DATASET CONTENT >>
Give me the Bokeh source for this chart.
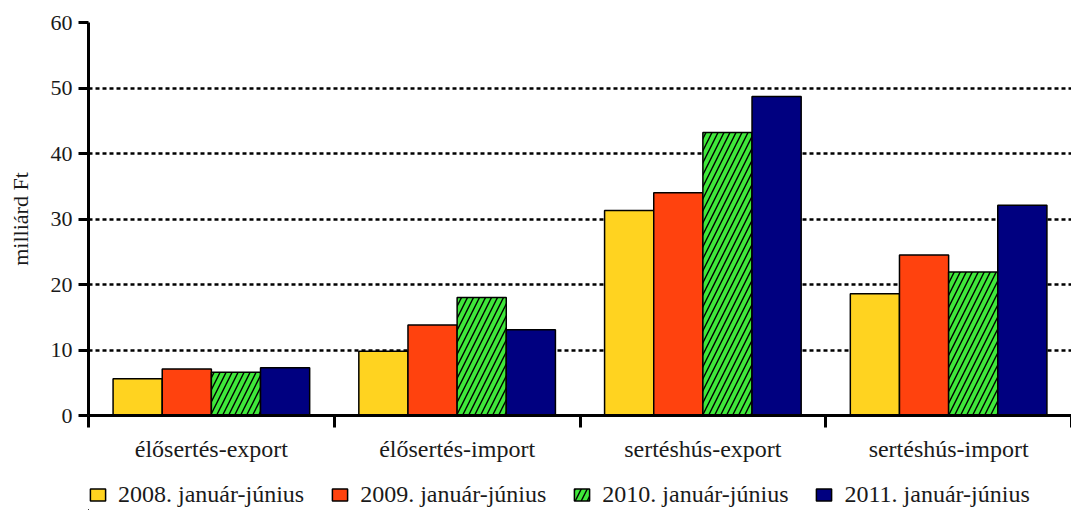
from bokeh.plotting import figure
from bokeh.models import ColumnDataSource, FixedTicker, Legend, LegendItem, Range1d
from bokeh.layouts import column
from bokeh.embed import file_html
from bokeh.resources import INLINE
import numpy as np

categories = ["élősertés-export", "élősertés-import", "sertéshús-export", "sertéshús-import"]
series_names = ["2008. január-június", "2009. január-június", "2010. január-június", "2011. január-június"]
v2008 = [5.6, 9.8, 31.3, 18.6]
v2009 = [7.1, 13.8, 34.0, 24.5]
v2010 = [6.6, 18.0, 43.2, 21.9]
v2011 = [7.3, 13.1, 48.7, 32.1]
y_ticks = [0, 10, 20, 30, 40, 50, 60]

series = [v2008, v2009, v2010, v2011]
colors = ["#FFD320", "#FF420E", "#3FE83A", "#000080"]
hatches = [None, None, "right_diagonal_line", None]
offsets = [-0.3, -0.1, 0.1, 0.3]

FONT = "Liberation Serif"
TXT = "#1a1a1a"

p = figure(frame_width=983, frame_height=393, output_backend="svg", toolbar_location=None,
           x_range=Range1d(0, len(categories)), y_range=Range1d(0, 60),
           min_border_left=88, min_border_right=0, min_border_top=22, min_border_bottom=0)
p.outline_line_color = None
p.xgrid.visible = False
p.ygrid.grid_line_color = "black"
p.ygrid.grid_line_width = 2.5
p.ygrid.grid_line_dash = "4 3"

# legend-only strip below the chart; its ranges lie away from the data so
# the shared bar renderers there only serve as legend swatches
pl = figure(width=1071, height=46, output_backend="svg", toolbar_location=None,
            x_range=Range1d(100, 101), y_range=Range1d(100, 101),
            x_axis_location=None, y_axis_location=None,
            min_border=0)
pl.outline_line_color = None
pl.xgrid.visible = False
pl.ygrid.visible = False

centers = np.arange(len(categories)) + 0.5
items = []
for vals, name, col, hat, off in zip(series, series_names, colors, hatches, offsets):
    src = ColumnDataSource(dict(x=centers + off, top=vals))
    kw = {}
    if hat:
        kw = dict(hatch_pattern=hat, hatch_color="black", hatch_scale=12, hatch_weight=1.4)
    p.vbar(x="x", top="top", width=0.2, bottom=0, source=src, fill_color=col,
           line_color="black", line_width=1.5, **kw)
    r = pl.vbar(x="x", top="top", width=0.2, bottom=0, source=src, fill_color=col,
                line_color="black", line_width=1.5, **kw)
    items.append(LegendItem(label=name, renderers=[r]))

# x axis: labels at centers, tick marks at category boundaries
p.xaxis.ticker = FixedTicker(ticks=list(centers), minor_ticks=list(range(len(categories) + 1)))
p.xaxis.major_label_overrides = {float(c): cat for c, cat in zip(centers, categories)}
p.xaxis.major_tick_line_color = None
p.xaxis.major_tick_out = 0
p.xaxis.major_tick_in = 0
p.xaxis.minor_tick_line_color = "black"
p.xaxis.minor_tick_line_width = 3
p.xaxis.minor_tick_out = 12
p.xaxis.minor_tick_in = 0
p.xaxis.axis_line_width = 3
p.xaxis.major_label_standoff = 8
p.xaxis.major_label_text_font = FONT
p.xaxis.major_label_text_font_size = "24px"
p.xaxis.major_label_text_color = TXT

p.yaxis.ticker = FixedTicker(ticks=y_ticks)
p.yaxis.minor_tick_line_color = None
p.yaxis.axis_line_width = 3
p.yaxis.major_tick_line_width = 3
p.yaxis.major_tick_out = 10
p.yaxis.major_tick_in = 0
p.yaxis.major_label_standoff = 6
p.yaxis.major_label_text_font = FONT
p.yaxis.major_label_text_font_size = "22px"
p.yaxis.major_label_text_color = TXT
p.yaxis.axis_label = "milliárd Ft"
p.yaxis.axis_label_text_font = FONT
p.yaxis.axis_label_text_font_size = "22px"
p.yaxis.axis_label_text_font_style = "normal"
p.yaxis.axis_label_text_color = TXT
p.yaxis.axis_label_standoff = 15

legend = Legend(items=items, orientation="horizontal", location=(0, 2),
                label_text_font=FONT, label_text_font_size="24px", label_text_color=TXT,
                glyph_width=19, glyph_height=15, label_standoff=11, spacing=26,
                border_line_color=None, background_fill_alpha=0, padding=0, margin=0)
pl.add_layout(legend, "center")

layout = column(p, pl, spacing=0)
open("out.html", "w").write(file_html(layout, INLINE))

TASK REQUIREMENTS >>
Write down every line of the data above that includes the string "chart".

CORRECT OUTPUT >>
Give me the Bokeh source for this chart.
# legend-only strip below the chart; its ranges lie away from the data so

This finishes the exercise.